Hilariously and tragically, many things keep the clan from contacting each other via phone, so when all their lives start to spiral, they can’t contact any of the others. Nikki breaks her leg and can only get in touch with Rat, her other son, who takes care of her. Zero loses her phone before she goes on tour with her band, The Dusted Bunnies, and so she’s out of contact, too. In stories like this, the most annoying thing is usually that characters don’t pick up phones and call each other, but van Meter takes care of that cleverly.
Zero’s band also has a nemesis, another band that they keep running into on the road. This is another interesting aspect of the book, as van Meter does a nice job showing the cutthroat nature of the music business and how being a diva can both benefit and backfire on you. The way the other band thwarts them is petty funny even as it’s cruel, and van Meter does well to show how Zero is growing up when she deals with them. Zero is trying to become an adult, and while van Meter resists making this a true “coming-of-age” story, this is the time in a person’s life when they should start growing up, so the fact that we slowly see Zero reach some kind of emotional maturity is nice and well handled. The way the other members of the family show their mettle is nice, too, as van Meter shows them with different strengths (and weaknesses, to be sure) that allow them to handle some problems beautifully, which makes them stronger as a family.
The strength of the book is how well van Meter develops all the characters – obviously, she’s written about them for years, so she knows them well, but again, there’s no reason you have to read any other stories about this family to dig this one – so that they fit together really well and they all have interesting personalities. Even Zero’s roommate, Krystal, who seems like a pain in the ass, gets a neat story at the end that shows her in a new light. The book’s plots are done well, but it’s the way Zero and the rest of her family act that makes it so good.
Of course, it’s always good to have a good artist, too, and McClaren is great on the book. I think I like her art on Heart in a Box, the other graphic novel she drew that came out this year, a bit more, simply because it’s in color, and her coloring is stunning on it, but her line work here is wonderful. Her Zero is great, a bundle of nervous energy who looks she’s about to take flight at any moment. McClaren gives her bigger eyes than everyone else in the book (although, true to her style, everyone has slightly bigger eyes than “normal” folk), which makes her look more crazed when she’s amped up and more emotional in general. It’s astonishing what McClaren can do with faces with only a few lines – her faces tend to be a bit abstract, but just a dip in someone’s mouth or a slight change in their eyelids speaks volumes. Her line is great for showing the bands performing, as their figures almost flow across the stage. She shows the trials of living on the road for a few weeks, as Zero’s band starts out disheveled (because they’re an indie band, yo!) and gradually becomes more so as their tour becomes more vexing. McClaren doesn’t get too many opportunities to show the surroundings, but she does well with those, too.

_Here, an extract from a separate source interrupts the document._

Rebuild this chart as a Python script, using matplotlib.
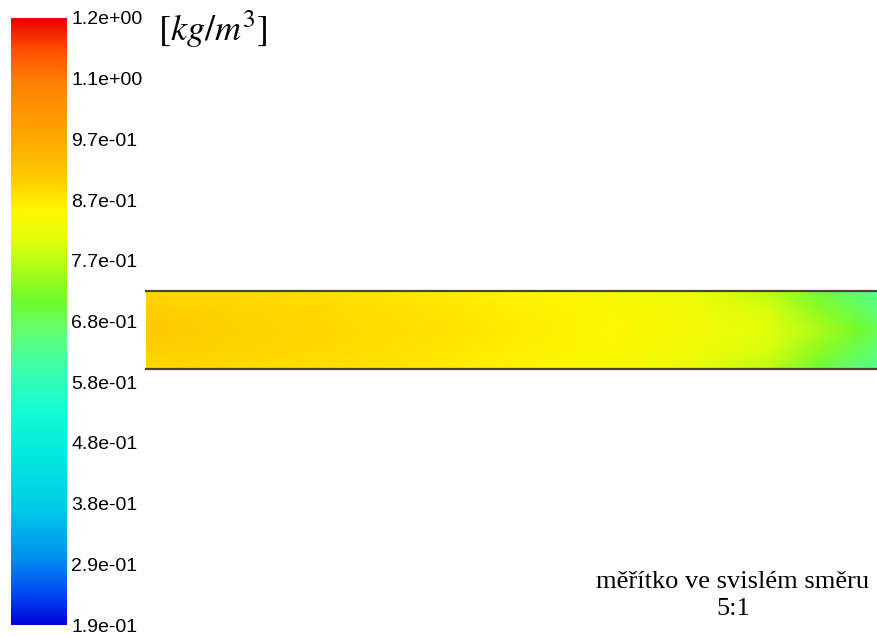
import matplotlib
matplotlib.use("Agg")
import numpy as np
import matplotlib.pyplot as plt
from matplotlib.colors import LinearSegmentedColormap, Normalize
from matplotlib.cm import ScalarMappable

plt.rcParams["mathtext.fontset"] = "stix"

# colour scale range and labels (density, kg/m3)
v_min, v_max = 0.188, 1.163
tick_values = [0.188, 0.2855, 0.383, 0.4805, 0.578, 0.6755, 0.773, 0.8705, 0.968, 1.0655, 1.163]
tick_labels = ["1.9e-01", "2.9e-01", "3.8e-01", "4.8e-01", "5.8e-01", "6.8e-01",
               "7.7e-01", "8.7e-01", "9.7e-01", "1.1e+00", "1.2e+00"]

# density read along the channel (x as fraction of the visible length)
x_pos = [0.0, 0.125, 0.25, 0.375, 0.5, 0.625, 0.75, 0.85, 0.92, 0.97, 1.0]
rho_center = [0.906, 0.898, 0.890, 0.880, 0.866, 0.852, 0.836, 0.808, 0.760, 0.715, 0.680]
rho_mid = [0.902, 0.895, 0.887, 0.877, 0.863, 0.849, 0.832, 0.798, 0.735, 0.685, 0.655]
rho_wall = [0.890, 0.885, 0.878, 0.869, 0.856, 0.843, 0.822, 0.775, 0.700, 0.650, 0.630]
y_pos = [-1.0, -0.5, 0.0, 0.5, 1.0]

# fluent-like rainbow picked from the legend bar
cmap_nodes = [
    (0.000, (0, 0, 215)),
    (0.041, (0, 60, 240)),
    (0.107, (0, 140, 240)),
    (0.189, (0, 200, 230)),
    (0.272, (0, 230, 220)),
    (0.354, (20, 250, 210)),
    (0.437, (70, 255, 160)),
    (0.486, (100, 255, 110)),
    (0.535, (110, 250, 40)),
    (0.568, (150, 250, 30)),
    (0.634, (225, 255, 10)),
    (0.684, (255, 245, 0)),
    (0.733, (255, 205, 0)),
    (0.799, (255, 170, 0)),
    (0.898, (255, 125, 0)),
    (0.947, (255, 80, 0)),
    (1.000, (235, 0, 0)),
]
cmap = LinearSegmentedColormap.from_list(
    "fluent", [(p, tuple(c / 255 for c in rgb)) for p, rgb in cmap_nodes], N=512)
norm = Normalize(v_min, v_max)

W, H = 878, 638
fig = plt.figure(figsize=(W / 100, H / 100), dpi=100)

# legend bar
cax = fig.add_axes([11 / W, (H - 625) / H, 56 / W, 607 / H])
cb = fig.colorbar(ScalarMappable(norm=norm, cmap=cmap), cax=cax, ticks=tick_values)
cb.ax.set_yticklabels(tick_labels, fontsize=14, family="Liberation Sans")
cb.ax.tick_params(length=0, pad=3)
cb.outline.set_visible(False)

fig.text(158 / W, 1 - 29 / H, r"$[kg/m^3]$", fontsize=26, ha="left", va="center")

# channel contour
ax = fig.add_axes([146 / W, (H - 369) / H, 732 / W, 78 / H])
field = np.array([rho_wall, rho_mid, rho_center, rho_mid, rho_wall])
ax.pcolormesh(x_pos, y_pos, field, cmap=cmap, norm=norm, shading="gouraud")
ax.set_xlim(0, 1)
ax.set_ylim(-1, 1)
ax.axhline(1, color="#4a4436", lw=1.6, clip_on=False)
ax.axhline(-1, color="#4a4436", lw=1.6, clip_on=False)
ax.axis("off")

fig.text(733 / W, 1 - 582 / H, "měřítko ve svislém směru", fontsize=19,
         family="Liberation Serif", ha="center", va="center")
fig.text(733 / W, 1 - 609 / H, "5:1", fontsize=19,
         family="Liberation Serif", ha="center", va="center")

fig.savefig("out.png", dpi=100)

Norrie’s flashbacks are fun, as her solid, more “traditional” style is better at showing the old days and contrasts nicely with McClaren’s more exuberant line (not that Norrie’s style isn’t fun, but it feels a bit more “solid” than McClaren’s). It’s a neat way to show the difference between Dirk and Nikki’s salad days and Zero’s attempts to break out on her own. McClaren, I assume, does the lettering for the lyrics when the band plays, and she does a really good job incorporating them into the panels, so that it feels like the music and words are flowing around the musicians.

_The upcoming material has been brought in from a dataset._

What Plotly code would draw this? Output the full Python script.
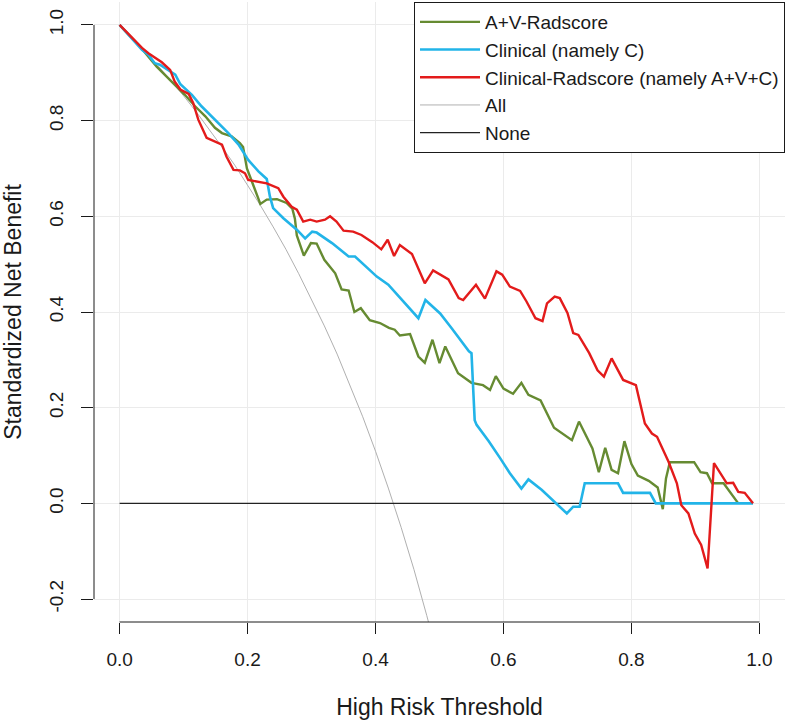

Hopeless Savages: Break is a very good standalone book, even as it takes van Meter’s characters and moves them forward in their lives. Even if you haven’t read the previous iterations, it’s easy to relate to what the characters are going through, as they navigate life without realizing that you are allowed to rely on others yet still be independent. It’s a funny book (Zero’s slang alone is fun to read), an emotionally powerful book, and a beautifully drawn book. Is there really anything else you need?